The Go! Team – Proof Of Youth

Amid the swathes of guitar music that dominated the mid-00s The Go! Team’s Thunder, Lightning Strike, was a welcome breath of fresh air. A technicolour, kaleidoscopic supernova that was as charming as it was ambitious, it was an album that immediately set them apart from their peers. For the follow-up, evolution rather than evolution was the name of the game, with the winning formula subtly tweaked so as to be that bit sharper, whether on the brassy throwdown of ‘Grip Like A Vice’ or the kids’ TV theme gone feral of ‘Doing It Right’. As if any further proof of their development was needed, their sufficiently high for Chuck D to get involved for a star turn on ‘Flashlight Fight’.

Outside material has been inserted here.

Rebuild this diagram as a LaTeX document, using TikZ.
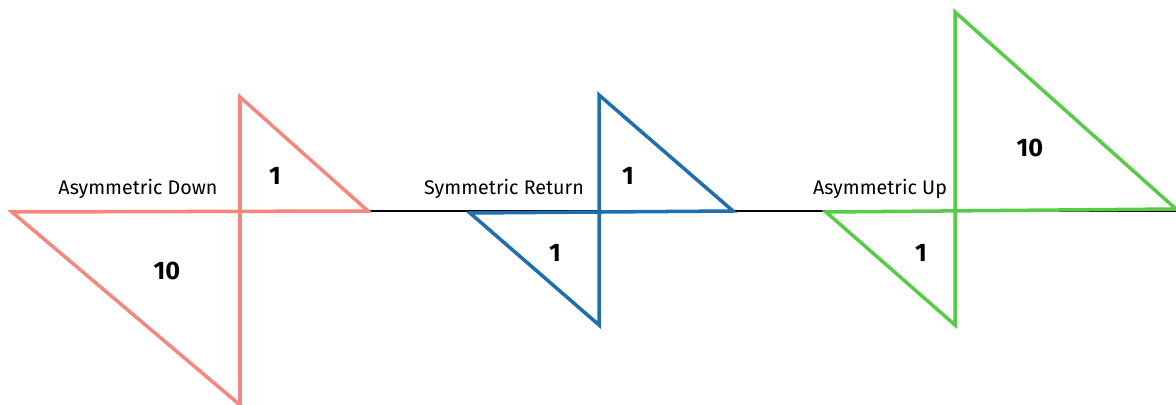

Jamie T – Panic Prevention

Embodying roguish charm from go to whoa, Jamie Treays’ first offering was streetsmart depiction of life that had one foot in the murkier corners of street life and one foot firmly in the carefree hedonism last seen in an episode of Skins. Amid the tales of especially lairy, violence-skirting nights out (‘Pacemaker’) and euphorically-framed wishes of rescuing girls from a loveless relationships (‘If You Got The Money’) also lay an inherent tenderness, such as broken cast of characters in ‘Sheila’. Endearingly scrappy and knockabout on the surface, it still packs a wit and wisdom that belies Treays’ youth at its conception.

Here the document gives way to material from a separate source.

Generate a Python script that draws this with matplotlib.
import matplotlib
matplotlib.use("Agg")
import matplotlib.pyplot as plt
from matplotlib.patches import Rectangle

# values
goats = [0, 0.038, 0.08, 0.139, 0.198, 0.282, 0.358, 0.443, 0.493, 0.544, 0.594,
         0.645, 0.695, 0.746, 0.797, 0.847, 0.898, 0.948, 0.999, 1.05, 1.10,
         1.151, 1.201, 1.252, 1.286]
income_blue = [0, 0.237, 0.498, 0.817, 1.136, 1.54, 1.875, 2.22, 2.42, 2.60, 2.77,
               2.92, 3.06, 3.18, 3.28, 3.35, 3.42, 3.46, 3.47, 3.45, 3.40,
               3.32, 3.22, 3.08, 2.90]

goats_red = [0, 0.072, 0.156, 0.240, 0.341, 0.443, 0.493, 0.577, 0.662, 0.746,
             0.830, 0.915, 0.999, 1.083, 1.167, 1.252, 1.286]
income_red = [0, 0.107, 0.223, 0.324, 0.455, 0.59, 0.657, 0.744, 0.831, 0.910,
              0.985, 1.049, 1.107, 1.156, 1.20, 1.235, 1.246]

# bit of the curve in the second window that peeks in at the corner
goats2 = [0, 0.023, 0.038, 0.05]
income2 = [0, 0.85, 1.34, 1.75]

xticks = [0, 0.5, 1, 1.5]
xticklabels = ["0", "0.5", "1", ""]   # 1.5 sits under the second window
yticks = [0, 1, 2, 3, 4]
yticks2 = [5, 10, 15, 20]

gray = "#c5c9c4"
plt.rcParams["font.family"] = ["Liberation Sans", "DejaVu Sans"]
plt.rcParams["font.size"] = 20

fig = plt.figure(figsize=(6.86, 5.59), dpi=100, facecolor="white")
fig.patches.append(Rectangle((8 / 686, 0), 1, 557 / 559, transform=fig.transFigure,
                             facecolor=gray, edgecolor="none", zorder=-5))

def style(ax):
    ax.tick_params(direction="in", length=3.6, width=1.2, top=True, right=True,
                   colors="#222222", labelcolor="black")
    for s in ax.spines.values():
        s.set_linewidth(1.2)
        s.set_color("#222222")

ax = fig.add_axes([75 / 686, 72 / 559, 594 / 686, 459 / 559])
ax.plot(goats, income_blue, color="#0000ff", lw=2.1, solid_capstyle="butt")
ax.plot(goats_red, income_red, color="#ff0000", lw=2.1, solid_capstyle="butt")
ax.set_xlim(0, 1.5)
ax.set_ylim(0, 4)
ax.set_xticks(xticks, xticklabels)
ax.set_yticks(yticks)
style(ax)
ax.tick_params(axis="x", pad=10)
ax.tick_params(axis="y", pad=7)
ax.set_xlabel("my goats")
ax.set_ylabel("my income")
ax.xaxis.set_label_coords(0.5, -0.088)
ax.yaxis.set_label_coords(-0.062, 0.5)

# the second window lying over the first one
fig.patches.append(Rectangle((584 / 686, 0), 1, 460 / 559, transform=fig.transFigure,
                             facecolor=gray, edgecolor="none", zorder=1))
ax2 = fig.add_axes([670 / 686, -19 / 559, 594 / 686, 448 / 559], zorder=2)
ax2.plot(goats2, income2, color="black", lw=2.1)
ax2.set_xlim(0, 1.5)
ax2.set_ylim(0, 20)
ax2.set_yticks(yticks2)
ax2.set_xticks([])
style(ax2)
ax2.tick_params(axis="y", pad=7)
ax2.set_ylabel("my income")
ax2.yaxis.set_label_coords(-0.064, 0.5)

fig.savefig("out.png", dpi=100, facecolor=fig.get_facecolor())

Jens Lekman – Night Falls Over Kortedala

With The Avalanches taking the black art of plunderphonics to the masses at the turn of the century, it was inevitable that in due course further sample-heavy albums would follow. Jens Lekman had been using the formula to pepper his romantically idealistic pop songs – a touch of Left Banke here, a spot of Blueboy there – and by his second album proper had nailed the balance between the originality of his own work and the use of samples to enhance it. The results veer from cinematic (‘I Remember Every Kiss’) to wryly amusing (‘A Postcard To Nina’) to gorgeously lovelorn (‘Your Arms Around Me’). Throw in an unlikely duet with a recording of his child self on ‘It Was A Strange Time In My Life’ and you’ve a winner.